The GWP was formed as an initiative to boost the region's economy by addressing issues of transportation, human capital, innovation, and entrepreneurship through collaboration among the area's largest employers. With the launch of the Capital CoLAB in June 2018, the Partnership expanded to include leaders from academic institutions in order to focus on talent and innovation initiatives.

In 2021, Ramsey was inducted into the Washington Business Hall of Fame by Junior Achievement of Greater Washington.
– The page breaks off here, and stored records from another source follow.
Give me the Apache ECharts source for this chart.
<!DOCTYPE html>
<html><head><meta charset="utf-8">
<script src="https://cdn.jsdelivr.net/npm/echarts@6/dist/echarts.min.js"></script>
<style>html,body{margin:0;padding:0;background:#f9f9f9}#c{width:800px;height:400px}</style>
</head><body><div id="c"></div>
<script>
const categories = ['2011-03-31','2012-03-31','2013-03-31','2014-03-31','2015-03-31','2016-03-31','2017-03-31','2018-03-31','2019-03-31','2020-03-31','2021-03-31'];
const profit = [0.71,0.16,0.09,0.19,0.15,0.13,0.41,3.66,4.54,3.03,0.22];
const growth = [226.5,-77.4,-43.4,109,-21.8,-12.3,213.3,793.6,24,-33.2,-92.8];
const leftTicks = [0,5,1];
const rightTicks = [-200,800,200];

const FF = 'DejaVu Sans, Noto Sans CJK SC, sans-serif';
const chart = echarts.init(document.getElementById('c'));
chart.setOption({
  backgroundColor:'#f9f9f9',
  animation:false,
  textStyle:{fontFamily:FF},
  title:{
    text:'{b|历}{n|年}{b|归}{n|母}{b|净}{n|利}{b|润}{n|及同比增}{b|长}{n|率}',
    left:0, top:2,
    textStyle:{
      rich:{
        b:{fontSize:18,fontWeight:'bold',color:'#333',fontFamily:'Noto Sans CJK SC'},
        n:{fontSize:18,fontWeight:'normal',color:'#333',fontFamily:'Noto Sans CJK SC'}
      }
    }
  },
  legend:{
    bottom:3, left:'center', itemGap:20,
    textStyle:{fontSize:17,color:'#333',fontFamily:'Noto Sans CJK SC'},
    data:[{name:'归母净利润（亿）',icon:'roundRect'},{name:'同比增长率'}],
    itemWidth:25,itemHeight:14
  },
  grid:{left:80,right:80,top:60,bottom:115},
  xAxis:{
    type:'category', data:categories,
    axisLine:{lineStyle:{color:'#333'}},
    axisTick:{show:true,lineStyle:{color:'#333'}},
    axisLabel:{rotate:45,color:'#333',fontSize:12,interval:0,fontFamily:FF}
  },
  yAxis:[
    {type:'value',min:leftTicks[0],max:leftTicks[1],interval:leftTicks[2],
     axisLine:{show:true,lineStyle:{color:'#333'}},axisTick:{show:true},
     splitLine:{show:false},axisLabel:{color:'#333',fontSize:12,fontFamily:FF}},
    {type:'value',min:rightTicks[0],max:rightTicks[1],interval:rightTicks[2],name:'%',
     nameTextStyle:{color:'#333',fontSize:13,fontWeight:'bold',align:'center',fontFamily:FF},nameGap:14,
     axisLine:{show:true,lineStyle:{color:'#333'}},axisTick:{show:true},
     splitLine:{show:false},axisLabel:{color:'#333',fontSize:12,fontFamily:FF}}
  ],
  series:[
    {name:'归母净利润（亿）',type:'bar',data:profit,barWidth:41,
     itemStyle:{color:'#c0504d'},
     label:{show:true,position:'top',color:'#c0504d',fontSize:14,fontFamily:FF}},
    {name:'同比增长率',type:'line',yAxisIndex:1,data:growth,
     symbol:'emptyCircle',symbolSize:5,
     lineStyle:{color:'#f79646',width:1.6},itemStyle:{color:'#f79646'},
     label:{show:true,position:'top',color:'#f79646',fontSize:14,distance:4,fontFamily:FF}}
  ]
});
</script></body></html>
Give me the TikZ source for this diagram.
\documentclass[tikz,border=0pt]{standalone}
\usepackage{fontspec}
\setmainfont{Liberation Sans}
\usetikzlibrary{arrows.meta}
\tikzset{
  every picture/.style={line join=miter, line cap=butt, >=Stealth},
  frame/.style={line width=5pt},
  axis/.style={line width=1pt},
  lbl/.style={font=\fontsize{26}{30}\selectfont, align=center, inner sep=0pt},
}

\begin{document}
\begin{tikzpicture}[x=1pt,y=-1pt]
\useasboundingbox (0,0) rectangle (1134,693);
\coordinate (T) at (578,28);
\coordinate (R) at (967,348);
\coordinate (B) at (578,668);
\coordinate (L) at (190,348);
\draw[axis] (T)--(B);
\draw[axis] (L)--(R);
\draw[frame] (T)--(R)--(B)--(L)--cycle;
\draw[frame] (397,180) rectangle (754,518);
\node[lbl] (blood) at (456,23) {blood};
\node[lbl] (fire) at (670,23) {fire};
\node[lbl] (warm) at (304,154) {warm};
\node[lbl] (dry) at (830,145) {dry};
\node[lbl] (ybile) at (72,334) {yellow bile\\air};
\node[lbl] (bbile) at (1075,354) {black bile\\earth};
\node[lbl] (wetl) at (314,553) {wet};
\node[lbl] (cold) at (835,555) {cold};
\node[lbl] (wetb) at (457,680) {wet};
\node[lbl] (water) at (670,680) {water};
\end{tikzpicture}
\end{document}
==Other activities and philanthropy==
Ramsey served on the Board of Trustees of his alma mater George Washington University for 15 years from 1998 to 2013. He chaired the board during his last six years as trustee. During his tenure on the board, Ramsey chaired the committee that lead to Steven Knapp's hiring as the 16th president of George Washington University. He also oversaw a 20-year plan to develop the university's campus site at Foggy Bottom and its strategic plan development.
Additionally, in 2005, the Ramsey family donated $1 million to the university to create an investment portfolio to be run by Master of Business Administration students, so that they could build real world finance expertise. In 2013, he was elected Chairman Emeritus of GWU Board of Trustees and was awarded the honorary degree of Doctor of Public Service in May 2014.
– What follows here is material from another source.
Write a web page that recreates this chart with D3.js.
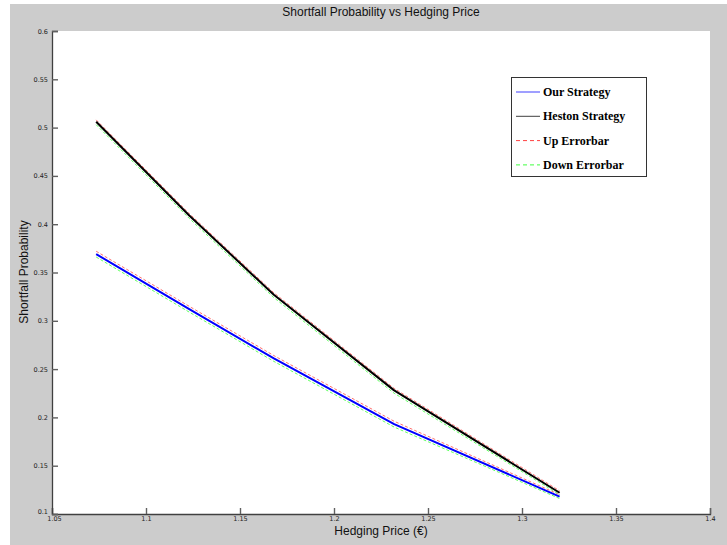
<!DOCTYPE html>
<html>
<head>
<meta charset="utf-8">
<script src="https://cdn.jsdelivr.net/npm/d3@7"></script>
<style>
 body { margin: 0; background: #ffffff; }
</style>
</head>
<body>
<div id="chart"></div>
<script>
var width = 727,
    height = 545;

// DATA
var prices = [1.0735, 1.123, 1.168, 1.232, 1.32];
var ourStrategy = [0.369, 0.312, 0.261, 0.193, 0.118];
var hestonStrategy = [0.506, 0.409, 0.327, 0.228, 0.122];
var ourUp = [0.372, 0.315, 0.264, 0.196, 0.120];
var ourDown = [0.366, 0.309, 0.258, 0.190, 0.116];
var hestonUp = [0.508, 0.411, 0.329, 0.230, 0.124];
var hestonDown = [0.503, 0.406, 0.324, 0.225, 0.120];
var xTicks = [1.05, 1.1, 1.15, 1.2, 1.25, 1.3, 1.35, 1.4];
var yTicks = [0.1, 0.15, 0.2, 0.25, 0.3, 0.35, 0.4, 0.45, 0.5, 0.55, 0.6];
var legendNames = ["Our Strategy", "Heston Strategy", "Up Errorbar", "Down Errorbar"];

var margin = {left: 52, top: 31, right: 710, bottom: 514};

var svg = d3.select("#chart").append("svg")
    .attr("width", width)
    .attr("height", height);

// BACKGROUND
svg.append("rect")
    .attr("x", 10).attr("y", 4)
    .attr("width", width - 10).attr("height", height - 4)
    .attr("fill", "#cccccc");

svg.append("rect")
    .attr("x", margin.left).attr("y", margin.top)
    .attr("width", margin.right - margin.left)
    .attr("height", margin.bottom - margin.top)
    .attr("fill", "#ffffff");

var x = d3.scaleLinear().domain([1.05, 1.4]).range([margin.left, margin.right]);
var y = d3.scaleLinear().domain([0.1, 0.6]).range([margin.bottom, margin.top]);

// AXES
var xAxis = svg.append("g")
    .attr("transform", "translate(0," + margin.bottom + ")")
    .call(d3.axisBottom(x).tickValues(xTicks).tickSize(-6).tickPadding(4)
        .tickFormat(function(d) { return d3.format("")(+d.toFixed(2)); }));
var yAxis = svg.append("g")
    .attr("transform", "translate(" + margin.left + ",0)")
    .call(d3.axisLeft(y).tickValues(yTicks).tickSize(-6).tickPadding(4)
        .tickFormat(function(d) { return d3.format("")(+d.toFixed(2)); }));

[xAxis, yAxis].forEach(function(a) {
    a.select(".domain").attr("stroke", "#404040").attr("stroke-width", 1.3);
    a.selectAll(".tick line").attr("stroke", "#606060").attr("stroke-width", 1.4);
    a.selectAll(".tick text")
        .attr("font-family", "DejaVu Sans, sans-serif")
        .attr("font-size", 6.5)
        .attr("fill", "#222222");
});
xAxis.selectAll(".tick text").attr("dy", "0.5em");
xAxis.selectAll(".tick").filter(function(d) { return d === 1.05; })
    .select("text").attr("dx", 2);
yAxis.selectAll(".tick").filter(function(d) { return d === 0.1; })
    .select("text").attr("dy", "-0.05em");

// LINES
var line = d3.line()
    .x(function(d) { return x(d[0]); })
    .y(function(d) { return y(d[1]); });

function series(vals, color, w, dash) {
    var p = svg.append("path")
        .datum(d3.zip(prices, vals))
        .attr("d", line)
        .attr("fill", "none")
        .attr("stroke", color)
        .attr("stroke-width", w)
        .attr("stroke-linejoin", "round");
    if (dash) p.attr("stroke-dasharray", dash);
}

series(ourUp, "#ff7070", 1, "3,2");
series(ourDown, "#60ff60", 1, "3,2");
series(hestonUp, "#ff7070", 1, "3,2");
series(hestonDown, "#60ff60", 1, "3,2");
series(ourStrategy, "#0000ff", 2);
series(hestonStrategy, "#000000", 2);

// TITLE AND LABELS
svg.append("text")
    .attr("x", 381).attr("y", 16)
    .attr("text-anchor", "middle")
    .attr("font-family", "Liberation Sans, Arial, sans-serif")
    .attr("font-size", 12)
    .attr("fill", "#111111")
    .text("Shortfall Probability vs Hedging Price");

svg.append("text")
    .attr("x", 381).attr("y", 535)
    .attr("text-anchor", "middle")
    .attr("font-family", "Liberation Sans, Arial, sans-serif")
    .attr("font-size", 12)
    .attr("fill", "#111111")
    .text("Hedging Price (\u20AC)");

svg.append("text")
    .attr("transform", "translate(28,272) rotate(-90)")
    .attr("text-anchor", "middle")
    .attr("font-family", "Liberation Sans, Arial, sans-serif")
    .attr("font-size", 12)
    .attr("fill", "#111111")
    .text("Shortfall Probability");

// LEGEND
var legend = svg.append("g").attr("class", "legend");
legend.append("rect")
    .attr("x", 511.5).attr("y", 77.5)
    .attr("width", 135).attr("height", 99)
    .attr("fill", "#ffffff")
    .attr("stroke", "#333333")
    .attr("stroke-width", 1);

var legendStyle = [
    {color: "#0000ff", dash: null, w: 1},
    {color: "#000000", dash: null, w: 1},
    {color: "#ff0000", dash: "4,3", w: 1},
    {color: "#00ff00", dash: "4,3", w: 1}
];

legendNames.forEach(function(name, i) {
    var ly = 92 + i * 24.3;
    var l = legend.append("line")
        .attr("x1", 516).attr("x2", 540)
        .attr("y1", ly).attr("y2", ly)
        .attr("stroke", legendStyle[i].color)
        .attr("stroke-width", legendStyle[i].w)
        .attr("opacity", 0.75);
    if (legendStyle[i].dash) l.attr("stroke-dasharray", legendStyle[i].dash);
    legend.append("text")
        .attr("x", 543).attr("y", ly + 4)
        .attr("font-family", "Liberation Serif, Times New Roman, serif")
        .attr("font-weight", "bold")
        .attr("font-size", 12)
        .attr("fill", "#000000")
        .text(name);
});
</script>
</body>
</html>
Ramsey has served on a number of boards and councils, including JER Investors Trust's board, the National Geographic Society's Council of Advisors, the Virginia Governor's Advisory Council, the Council on Foreign Relations and the Virginia Foundation for Independent Colleges board, the Washington-Baltimore chapter of the World's President Organization, the D.C. College Access Program Board of Directors, the Virginia Tech Innovation Campus Advisory Council, and the Advisory Board for Vice President Joe Biden's Cancer Moonshot 2020 initiative.
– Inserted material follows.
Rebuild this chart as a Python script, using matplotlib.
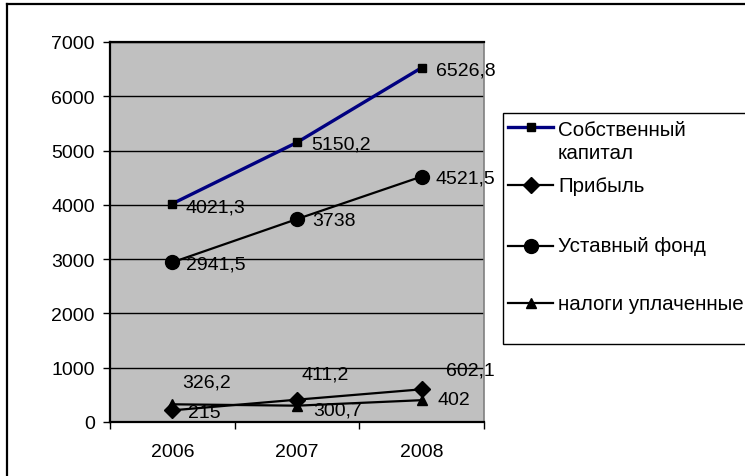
import matplotlib
matplotlib.use("Agg")
import matplotlib.pyplot as plt
from matplotlib.lines import Line2D
from matplotlib.patches import Rectangle

plt.rcParams['font.family'] = ['Liberation Sans', 'DejaVu Sans']

years = ['2006', '2007', '2008']
equity = [4021.3, 5150.2, 6526.8]
profit = [215, 411.2, 602.1]
charter = [2941.5, 3738, 4521.5]
taxes = [326.2, 300.7, 402]

names = ['Собственный\nкапитал', 'Прибыль', 'Уставный фонд', 'налоги уплаченные']
label_texts = {
    'equity': ['4021,3', '5150,2', '6526,8'],
    'profit': ['215', '411,2', '602,1'],
    'charter': ['2941,5', '3738', '4521,5'],
    'taxes': ['326,2', '300,7', '402'],
}

W, H = 745, 477
FS = 14
FS_LEG = 14.8
fig = plt.figure(figsize=(W / 100, H / 100), dpi=100)
ax = fig.add_axes([110 / W, (H - 423) / H, 374 / W, 380 / H])
ax.set_facecolor('#C0C0C0')

x = list(range(len(years)))
series = [
    ('equity', equity, dict(color='#000080', lw=2.4, marker='s', ms=6, mfc='black', mec='black')),
    ('profit', profit, dict(color='black', lw=1.6, marker='D', ms=8, mfc='black', mec='black')),
    ('charter', charter, dict(color='black', lw=1.6, marker='o', ms=10, mfc='black', mec='black')),
    ('taxes', taxes, dict(color='black', lw=1.6, marker='^', ms=7, mfc='black', mec='black')),
]
for key, vals, st in series:
    ax.plot(x, vals, zorder=3, clip_on=False, **st)

# label offsets in pixels (dx, dy up)
offsets = {
    'equity': [(13, -3), (14, -2), (14, -2)],
    'charter': [(14, -2), (15, -1), (14, -1)],
    'profit': [(16, -2), (5, 26), (24, 19)],
    'taxes': [(10, 22), (16, -4), (16, 1)],
}
for key, vals, st in series:
    for i, v in enumerate(vals):
        dx, dy = offsets[key][i]
        ax.annotate(label_texts[key][i], (i, v), xytext=(dx * 0.72, dy * 0.72),
                    textcoords='offset points', ha='left', va='center',
                    fontsize=FS, zorder=5, annotation_clip=False)

ax.set_xlim(-0.5, 2.5)
ax.set_ylim(0, 7000)
ax.set_yticks(range(0, 7001, 1000))
ax.yaxis.grid(True, color='black', lw=1.0)
ax.set_axisbelow(True)
ax.set_xticks([-0.5, 0.5, 1.5, 2.5])
ax.set_xticklabels([])
ax.set_xticks(x, minor=True)
ax.set_xticklabels(years, minor=True)
ax.tick_params(axis='x', which='major', length=5, width=1, direction='out')
ax.tick_params(axis='x', which='minor', length=0, pad=15, labelsize=FS)
ax.tick_params(axis='y', length=5, width=1, direction='out', pad=6, labelsize=FS)
for s in ['left', 'bottom', 'top']:
    ax.spines[s].set_color('black')
    ax.spines[s].set_linewidth(1.6)
ax.spines['right'].set_color('#808080')
ax.spines['right'].set_linewidth(1.2)

# outer chart border (top and left visible)
fig.add_artist(Line2D([7 / W, 1.0], [1 - 5 / H, 1 - 5 / H], color='black', lw=1.6))
fig.add_artist(Line2D([7 / W, 7 / W], [0, 1 - 5 / H], color='black', lw=1.6))

# legend drawn manually
fig.add_artist(Rectangle((503 / W, 1 - 345 / H), (W - 503 + 20) / W, (345 - 114) / H,
                         transform=fig.transFigure, fill=True, facecolor='white',
                         edgecolor='black', lw=1.0))
legend_y = [128, 186, 247, 304]
text_y = [142, 187, 247, 305]
for (key, vals, st), ly, ty, nm in zip(series, legend_y, text_y, names):
    fig.add_artist(Line2D([508 / W, 530.5 / W, 553 / W], [1 - ly / H] * 3,
                          markevery=[1], **st))
    fig.text(558 / W, 1 - ty / H, nm, ha='left', va='center', fontsize=FS_LEG,
             linespacing=1.25)

fig.savefig('out.png', dpi=100)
Together with his wife, Norma, Ramsey established the W. Russell and Norma G. Ramsey Foundation, which provides funds to help at-risk families. The foundation has funded scholarships to the D.C. area's Big Brothers Big Sisters program. Additionally, he and his wife were early investors in Venture Philanthropy Partners, which invests in D.C.-area nonprofits.
Ramsey has also made individual contributions to events and causes including Fight for Children's annual Fight Night fundraiser, Make A Wish Foundation, Potomac School, and Inova Fairfax Hospital System.

===Washington 2024===
In 2013, Washington, D.C., businessman Ted Leonsis, owner of the Washington Capitals and Washington Wizards, recruited Ramsey for an effort to bring the 2024 Summer Olympics to the city. Ramsey was selected in March 2014 as chairman and CEO of the nonprofit Washington 2024, founded to run the city's effort to host the games. Washington 2024 also included former NFL Commissioner Paul Tagliabue and former Mayor Anthony Williams. The group publicly announced its board, logo, website and theme, "Unity", six months later. On behalf of the organization, Ramsey and Leonsis, its vice chairman, lobbied for support around the Capital Beltway.

Ramsey and the others on the Washington 2024 panel competed against committees in Boston, Los Angeles, and San Francisco to be the first U.S. city to host the Summer Olympics since the 1996 Summer Games in Atlanta. During the campaign, Ramsey proposed development along the Anacostia River, which includes some of D.C.'s poorer communities, a move similar to how officials in London sought use the 2012 Summer Olympics to economically boost East London. Ramsey led a five-person group to pitch Washington, D.C., to the 16-member U.S. Olympic Committee in December 2014. On January 8, 2015, the committee selected to submit Boston to the International Olympic Committee as America's candidate for the games. Following the announcement, Ramsey released a statement that he would continue working with leaders in the D.C. area to develop opportunities for young people in sport.

==Personal life==
Ramsey lives with his wife, Norma, who directs the Ramsey Foundation, in Great Falls, Virginia. The couple has four children.